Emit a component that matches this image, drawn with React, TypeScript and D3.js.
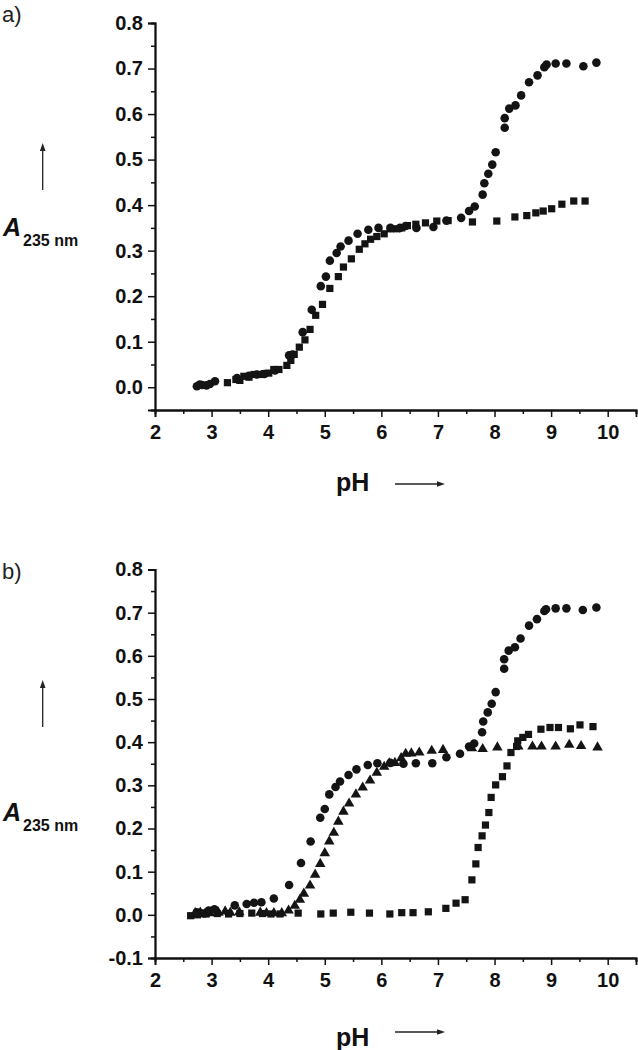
import React, { useEffect, useRef } from "react";
import * as d3 from "d3";

type Pt = [number, number];

// panel a) — pH vs A(235 nm)
const aCircles: Pt[] = [
  [2.74, 0.002], [2.79, 0.006], [2.83, 0.005], [2.91, 0.004], [2.97, 0.007], [3.06, 0.013],
  [3.45, 0.02], [3.66, 0.025], [3.8, 0.028], [3.93, 0.029], [4.12, 0.037], [4.37, 0.07],
  [4.43, 0.072], [4.61, 0.121], [4.77, 0.17], [4.93, 0.222], [5.02, 0.243], [5.09, 0.278],
  [5.21, 0.295], [5.28, 0.309], [5.42, 0.322], [5.58, 0.337], [5.77, 0.346], [5.95, 0.35],
  [6.16, 0.35], [6.33, 0.35], [6.43, 0.354], [6.62, 0.35], [6.92, 0.352], [7.15, 0.366],
  [7.41, 0.372], [7.55, 0.387], [7.65, 0.397], [7.79, 0.423], [7.82, 0.448], [7.89, 0.469],
  [7.96, 0.489], [8.02, 0.516], [8.18, 0.57], [8.18, 0.591], [8.26, 0.612], [8.37, 0.619],
  [8.47, 0.641], [8.61, 0.67], [8.76, 0.685], [8.88, 0.703], [8.92, 0.709], [9.08, 0.711],
  [9.27, 0.711], [9.57, 0.705], [9.8, 0.713],
];

const aSquares: Pt[] = [
  [3.28, 0.01], [3.43, 0.017], [3.5, 0.015], [3.57, 0.024], [3.66, 0.022], [3.75, 0.028],
  [3.84, 0.028], [3.93, 0.03], [4.01, 0.031], [4.1, 0.039], [4.19, 0.039], [4.33, 0.048],
  [4.4, 0.059], [4.46, 0.072], [4.55, 0.088], [4.65, 0.104], [4.74, 0.127], [4.84, 0.158],
  [4.96, 0.182], [5.09, 0.217], [5.24, 0.243], [5.33, 0.264], [5.47, 0.282], [5.61, 0.303],
  [5.71, 0.315], [5.81, 0.325], [5.92, 0.331], [6.05, 0.337], [6.16, 0.348], [6.27, 0.348],
  [6.36, 0.35], [6.46, 0.355], [6.61, 0.358], [6.78, 0.361], [6.98, 0.365], [7.18, 0.366],
  [7.61, 0.363], [8.04, 0.365], [8.36, 0.374], [8.57, 0.377], [8.73, 0.383], [8.86, 0.387],
  [9.01, 0.392], [9.19, 0.402], [9.4, 0.409], [9.6, 0.409],
];

// panel b)
const bCircles: Pt[] = [
  [2.74, 0.006], [2.8, 0.004], [2.87, 0.003], [2.95, 0.01], [3.05, 0.013], [3.41, 0.022],
  [3.62, 0.025], [3.75, 0.028], [3.88, 0.029], [4.1, 0.038], [4.37, 0.069], [4.58, 0.12],
  [4.75, 0.17], [4.92, 0.225], [5.0, 0.245], [5.08, 0.279], [5.19, 0.296], [5.27, 0.309],
  [5.42, 0.324], [5.56, 0.337], [5.76, 0.347], [5.93, 0.351], [6.16, 0.352], [6.39, 0.35],
  [6.61, 0.351], [6.9, 0.351], [7.15, 0.365], [7.39, 0.373], [7.55, 0.39], [7.64, 0.397],
  [7.78, 0.423], [7.8, 0.448], [7.88, 0.469], [7.95, 0.489], [8.02, 0.516], [8.17, 0.57],
  [8.17, 0.592], [8.25, 0.612], [8.36, 0.62], [8.46, 0.64], [8.61, 0.67], [8.75, 0.685],
  [8.88, 0.704], [8.91, 0.708], [9.08, 0.71], [9.27, 0.71], [9.56, 0.706], [9.8, 0.712],
];

const bSquares: Pt[] = [
  [2.63, -0.002], [2.75, 0.0], [2.9, 0.002], [3.1, 0.003], [3.3, 0.002], [3.5, 0.003],
  [3.71, 0.004], [3.9, 0.003], [4.05, 0.002], [4.21, 0.002], [4.53, 0.004], [4.93, 0.002],
  [5.15, 0.004], [5.46, 0.006], [5.79, 0.004], [6.15, 0.002], [6.36, 0.005], [6.56, 0.005],
  [6.83, 0.007], [7.14, 0.015], [7.32, 0.027], [7.48, 0.035], [7.6, 0.081], [7.67, 0.118],
  [7.71, 0.156], [7.78, 0.183], [7.84, 0.208], [7.9, 0.237], [7.94, 0.272], [8.02, 0.301],
  [8.14, 0.32], [8.22, 0.345], [8.29, 0.376], [8.39, 0.39], [8.41, 0.403], [8.5, 0.411],
  [8.6, 0.418], [8.82, 0.43], [8.98, 0.434], [9.13, 0.434], [9.34, 0.431], [9.51, 0.44],
  [9.74, 0.436],
];

const bTriangles: Pt[] = [
  [2.71, 0.004], [2.8, 0.005], [2.88, 0.002], [2.97, 0.004], [3.12, 0.005], [3.24, 0.008],
  [3.33, 0.005], [3.49, 0.006], [3.86, 0.005], [3.97, 0.004], [4.1, 0.004], [4.24, 0.004],
  [4.36, 0.01], [4.47, 0.021], [4.56, 0.035], [4.63, 0.049], [4.74, 0.068], [4.83, 0.093],
  [4.92, 0.118], [5.0, 0.143], [5.08, 0.17], [5.16, 0.19], [5.24, 0.216], [5.33, 0.239],
  [5.43, 0.258], [5.55, 0.279], [5.67, 0.295], [5.8, 0.311], [5.92, 0.329], [6.05, 0.343],
  [6.14, 0.351], [6.24, 0.352], [6.35, 0.363], [6.43, 0.373], [6.53, 0.374], [6.67, 0.376],
  [6.89, 0.38], [7.09, 0.382], [7.6, 0.386], [7.79, 0.384], [8.05, 0.388], [8.42, 0.39],
  [8.67, 0.39], [8.83, 0.39], [9.08, 0.39], [9.32, 0.394], [9.53, 0.391], [9.82, 0.388],
];

const xMajor = [2, 3, 4, 5, 6, 7, 8, 9, 10];
const xMinor = [2.5, 3.5, 4.5, 5.5, 6.5, 7.5, 8.5, 9.5, 10.5];

const FONT = "'Liberation Sans', Arial, Helvetica, sans-serif";

interface Series {
  data: Pt[];
  shape: d3.SymbolType;
  size: number;
}

interface PanelSpec {
  tag: string;
  tagY: number;
  top: number;
  bottom: number;
  yMin: number;
  yMajor: number[];
  yMinor: number[];
  arrowTop: number;
  arrowBottom: number;
  aBase: number;
  phBase: number;
  phArrowY: number;
  series: Series[];
}

const App: React.FC = () => {
  const svgRef = useRef<SVGSVGElement | null>(null);

  useEffect(() => {
    if (!svgRef.current) return;
    const svg = d3.select(svgRef.current);
    svg.selectAll("*").remove();

    const left = 155;
    const right = 636;

    const panels: PanelSpec[] = [
      {
        tag: "a)", tagY: 22, top: 23, bottom: 410, yMin: -0.05,
        yMajor: [0, 0.1, 0.2, 0.3, 0.4, 0.5, 0.6, 0.7, 0.8],
        yMinor: [-0.05, 0.05, 0.15, 0.25, 0.35, 0.45, 0.55, 0.65, 0.75],
        arrowTop: 143, arrowBottom: 190, aBase: 236, phBase: 491, phArrowY: 484,
        series: [
          { data: aSquares, shape: d3.symbolSquare, size: 52 },
          { data: aCircles, shape: d3.symbolCircle, size: 58 },
        ],
      },
      {
        tag: "b)", tagY: 579, top: 569.5, bottom: 958, yMin: -0.1,
        yMajor: [-0.1, 0, 0.1, 0.2, 0.3, 0.4, 0.5, 0.6, 0.7, 0.8],
        yMinor: [-0.05, 0.05, 0.15, 0.25, 0.35, 0.45, 0.55, 0.65, 0.75],
        arrowTop: 680, arrowBottom: 727, aBase: 821, phBase: 1046, phArrowY: 1032,
        series: [
          { data: bSquares, shape: d3.symbolSquare, size: 52 },
          { data: bTriangles, shape: d3.symbolTriangle, size: 48 },
          { data: bCircles, shape: d3.symbolCircle, size: 58 },
        ],
      },
    ];

    const arrowHead = (g: d3.Selection<SVGGElement, unknown, null, undefined>, x: number, y: number, dir: "up" | "right") => {
      const p = dir === "up"
        ? `M${x},${y} L${x - 2.8},${y + 8} L${x + 2.8},${y + 8} Z`
        : `M${x},${y} L${x - 8},${y - 2.8} L${x - 8},${y + 2.8} Z`;
      g.append("path").attr("d", p).attr("fill", "#222");
    };

    panels.forEach((p) => {
      const x = d3.scaleLinear().domain([2, 10.5]).range([left, right]);
      const y = d3.scaleLinear().domain([p.yMin, 0.8]).range([p.bottom, p.top]);
      const g = svg.append("g");

      g.append("text")
        .attr("x", 2).attr("y", p.tagY)
        .attr("font-family", FONT).attr("font-size", 22).attr("fill", "#222")
        .text(p.tag);

      // y axis
      const yAxis = g.append("g").attr("transform", `translate(${left},0)`)
        .call(d3.axisLeft(y).tickValues(p.yMajor).tickSize(7).tickPadding(5)
          .tickFormat((d) => (d as number).toFixed(1)));
      g.append("g").attr("transform", `translate(${left},0)`)
        .call(d3.axisLeft(y).tickValues(p.yMinor).tickSize(4).tickFormat(() => ""));

      // x axis
      const xAxis = g.append("g").attr("transform", `translate(0,${p.bottom})`)
        .call(d3.axisBottom(x).tickValues(xMajor).tickSize(7).tickPadding(8)
          .tickFormat((d) => String(d)));
      g.append("g").attr("transform", `translate(0,${p.bottom})`)
        .call(d3.axisBottom(x).tickValues(xMinor).tickSize(4).tickFormat(() => ""));

      g.selectAll(".domain").attr("stroke", "#111").attr("stroke-width", 1.8);
      g.selectAll(".tick line").attr("stroke", "#111").attr("stroke-width", 1.5);
      [yAxis, xAxis].forEach((a) =>
        a.selectAll("text")
          .attr("font-family", FONT).attr("font-size", 20).attr("font-weight", "bold").attr("fill", "#111"));

      // marks
      p.series.forEach((s) => {
        const sym = d3.symbol().type(s.shape).size(s.size);
        g.append("g").selectAll("path")
          .data(s.data)
          .enter()
          .append("path")
          .attr("d", sym as any)
          .attr("transform", (d) => `translate(${x(d[0])},${y(d[1])})`)
          .attr("fill", "#141414");
      });

      // y label with arrow
      g.append("line")
        .attr("x1", 42.7).attr("x2", 42.7).attr("y1", p.arrowBottom).attr("y2", p.arrowTop + 6)
        .attr("stroke", "#222").attr("stroke-width", 1.3);
      arrowHead(g, 42.7, p.arrowTop, "up");

      const aLabel = g.append("text")
        .attr("x", 3).attr("y", p.aBase)
        .attr("font-family", FONT).attr("font-weight", "bold").attr("fill", "#111");
      aLabel.append("tspan").attr("font-size", 25).attr("font-style", "italic").text("A");
      aLabel.append("tspan").attr("x", 23).attr("y", p.aBase + 10).attr("font-size", 16).text("235 nm");

      // x label with arrow
      g.append("text")
        .attr("x", 336).attr("y", p.phBase)
        .attr("font-family", FONT).attr("font-weight", "bold").attr("font-size", 25).attr("fill", "#111")
        .text("pH");
      g.append("line")
        .attr("x1", 395).attr("x2", 438).attr("y1", p.phArrowY).attr("y2", p.phArrowY)
        .attr("stroke", "#222").attr("stroke-width", 1.3);
      arrowHead(g, 445, p.phArrowY, "right");
    });
  }, []);

  return (
    <svg
      ref={svgRef}
      width={638}
      height={1050}
      style={{ position: "absolute", left: 0, top: 0, background: "#fff" }}
    />
  );
};

export default App;
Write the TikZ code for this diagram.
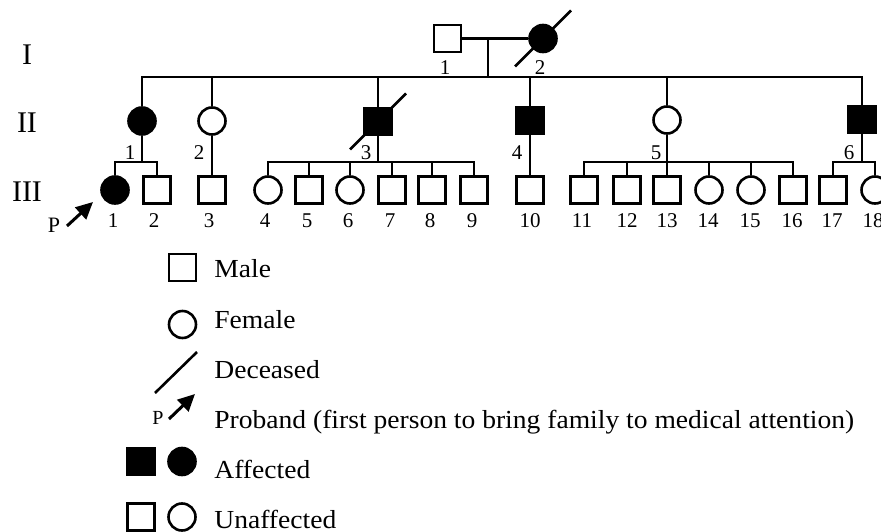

....

▶ [Aim]: Copy nothing but the lines from the top of the data down to the line containing "type Pt = [number, number];", and leave the pictures out.

▶ [Response]:
Emit a component that matches this image, drawn with React, TypeScript and D3.js.
import React, { useEffect, useRef } from "react";
import * as d3 from "d3";

type Pt = [number, number];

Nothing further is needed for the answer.